■ SET TASK
Copy exactly the lines from the start of the material through the line with "rq = np.array(requirement)". Pictures stay out of the copy.

■ RAW DATA

---+---

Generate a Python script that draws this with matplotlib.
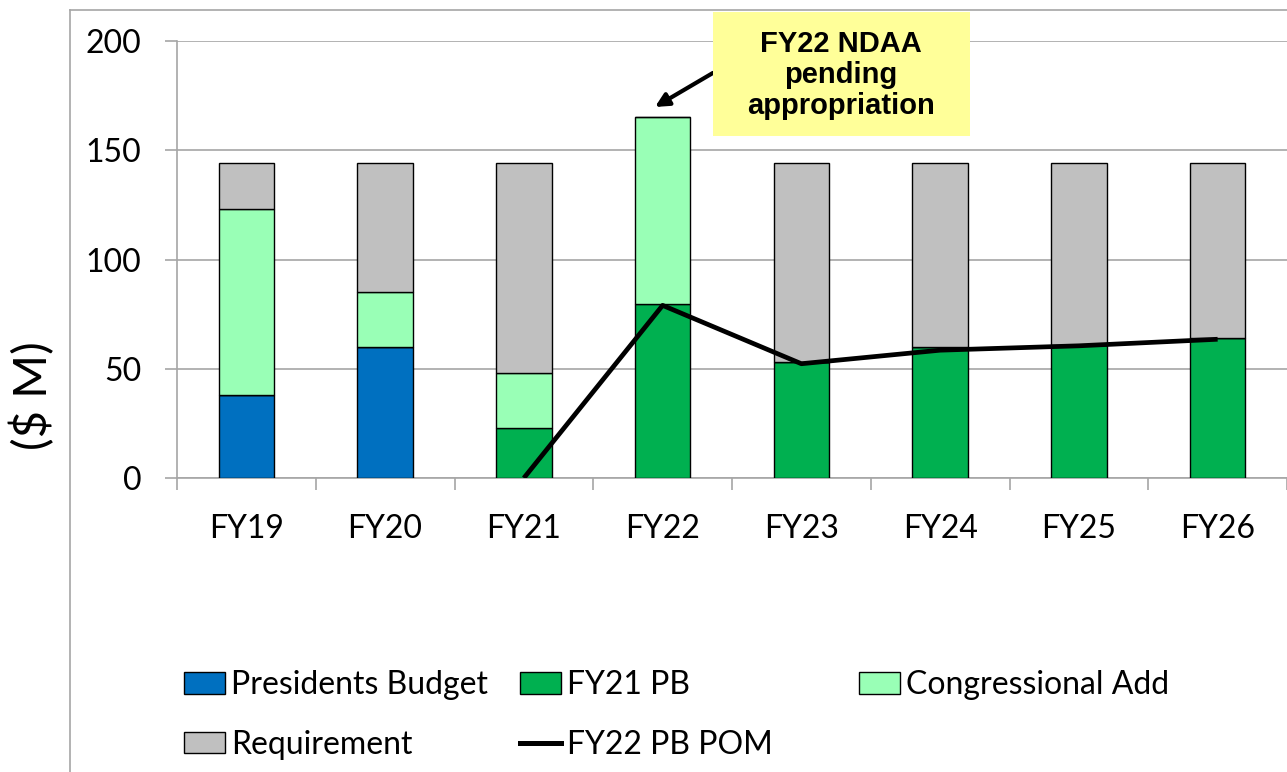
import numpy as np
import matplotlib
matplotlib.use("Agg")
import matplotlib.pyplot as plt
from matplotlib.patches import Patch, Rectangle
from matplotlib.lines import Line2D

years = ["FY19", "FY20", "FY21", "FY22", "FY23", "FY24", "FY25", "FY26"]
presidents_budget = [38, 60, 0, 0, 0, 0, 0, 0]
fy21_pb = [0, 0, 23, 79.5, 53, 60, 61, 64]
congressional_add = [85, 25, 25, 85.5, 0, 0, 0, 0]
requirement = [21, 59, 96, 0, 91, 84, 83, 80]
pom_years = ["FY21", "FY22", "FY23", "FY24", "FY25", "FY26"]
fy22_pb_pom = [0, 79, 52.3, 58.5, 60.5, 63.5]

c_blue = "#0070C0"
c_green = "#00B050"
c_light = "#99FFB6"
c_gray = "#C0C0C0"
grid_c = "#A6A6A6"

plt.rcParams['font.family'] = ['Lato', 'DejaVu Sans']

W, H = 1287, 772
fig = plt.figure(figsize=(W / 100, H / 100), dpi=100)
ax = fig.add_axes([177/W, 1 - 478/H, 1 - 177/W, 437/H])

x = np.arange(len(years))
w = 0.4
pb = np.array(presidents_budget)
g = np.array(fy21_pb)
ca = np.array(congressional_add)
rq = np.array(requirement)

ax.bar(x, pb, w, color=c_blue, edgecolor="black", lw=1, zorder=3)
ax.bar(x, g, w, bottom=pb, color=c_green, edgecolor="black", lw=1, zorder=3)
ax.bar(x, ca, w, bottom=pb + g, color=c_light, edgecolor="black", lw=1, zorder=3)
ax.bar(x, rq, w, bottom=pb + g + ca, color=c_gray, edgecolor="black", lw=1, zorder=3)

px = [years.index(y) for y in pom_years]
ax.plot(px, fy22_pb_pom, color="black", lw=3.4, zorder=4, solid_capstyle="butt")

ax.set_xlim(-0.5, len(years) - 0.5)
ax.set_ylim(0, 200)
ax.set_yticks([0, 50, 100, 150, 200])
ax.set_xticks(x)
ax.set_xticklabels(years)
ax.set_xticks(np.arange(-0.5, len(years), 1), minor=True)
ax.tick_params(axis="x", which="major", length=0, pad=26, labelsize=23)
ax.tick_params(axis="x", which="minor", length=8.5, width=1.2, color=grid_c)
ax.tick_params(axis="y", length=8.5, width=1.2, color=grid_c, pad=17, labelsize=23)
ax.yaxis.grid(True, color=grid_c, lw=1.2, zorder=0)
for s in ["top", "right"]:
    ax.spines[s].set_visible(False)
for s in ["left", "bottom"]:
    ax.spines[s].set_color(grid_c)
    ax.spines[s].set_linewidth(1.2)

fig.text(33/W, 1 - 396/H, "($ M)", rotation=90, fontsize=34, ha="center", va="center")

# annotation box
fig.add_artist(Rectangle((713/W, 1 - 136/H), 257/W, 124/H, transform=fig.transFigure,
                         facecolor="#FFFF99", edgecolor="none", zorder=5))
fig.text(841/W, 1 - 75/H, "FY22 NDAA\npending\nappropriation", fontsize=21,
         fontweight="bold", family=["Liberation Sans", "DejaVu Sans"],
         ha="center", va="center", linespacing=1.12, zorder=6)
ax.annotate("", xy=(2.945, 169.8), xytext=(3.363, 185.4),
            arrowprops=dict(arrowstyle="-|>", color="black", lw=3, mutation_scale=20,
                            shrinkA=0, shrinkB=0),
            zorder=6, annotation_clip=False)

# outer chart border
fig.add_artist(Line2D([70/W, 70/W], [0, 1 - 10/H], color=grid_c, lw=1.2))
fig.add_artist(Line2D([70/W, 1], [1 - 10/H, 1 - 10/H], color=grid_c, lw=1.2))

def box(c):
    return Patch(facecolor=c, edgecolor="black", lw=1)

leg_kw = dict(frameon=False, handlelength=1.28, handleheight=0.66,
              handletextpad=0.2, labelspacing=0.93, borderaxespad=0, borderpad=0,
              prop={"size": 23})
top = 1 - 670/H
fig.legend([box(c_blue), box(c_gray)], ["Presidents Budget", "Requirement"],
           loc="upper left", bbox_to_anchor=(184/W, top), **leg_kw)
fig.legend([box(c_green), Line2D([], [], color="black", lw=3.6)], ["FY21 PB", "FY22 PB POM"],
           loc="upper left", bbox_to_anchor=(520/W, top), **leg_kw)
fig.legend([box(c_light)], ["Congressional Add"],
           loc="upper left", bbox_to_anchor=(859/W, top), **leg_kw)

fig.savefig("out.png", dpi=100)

---+---

■ FINISHED TASK
Generate a Python script that draws this with matplotlib.
import numpy as np
import matplotlib
matplotlib.use("Agg")
import matplotlib.pyplot as plt
from matplotlib.patches import Patch, Rectangle
from matplotlib.lines import Line2D

years = ["FY19", "FY20", "FY21", "FY22", "FY23", "FY24", "FY25", "FY26"]
presidents_budget = [38, 60, 0, 0, 0, 0, 0, 0]
fy21_pb = [0, 0, 23, 79.5, 53, 60, 61, 64]
congressional_add = [85, 25, 25, 85.5, 0, 0, 0, 0]
requirement = [21, 59, 96, 0, 91, 84, 83, 80]
pom_years = ["FY21", "FY22", "FY23", "FY24", "FY25", "FY26"]
fy22_pb_pom = [0, 79, 52.3, 58.5, 60.5, 63.5]

c_blue = "#0070C0"
c_green = "#00B050"
c_light = "#99FFB6"
c_gray = "#C0C0C0"
grid_c = "#A6A6A6"

plt.rcParams['font.family'] = ['Lato', 'DejaVu Sans']

W, H = 1287, 772
fig = plt.figure(figsize=(W / 100, H / 100), dpi=100)
ax = fig.add_axes([177/W, 1 - 478/H, 1 - 177/W, 437/H])

x = np.arange(len(years))
w = 0.4
pb = np.array(presidents_budget)
g = np.array(fy21_pb)
ca = np.array(congressional_add)
rq = np.array(requirement)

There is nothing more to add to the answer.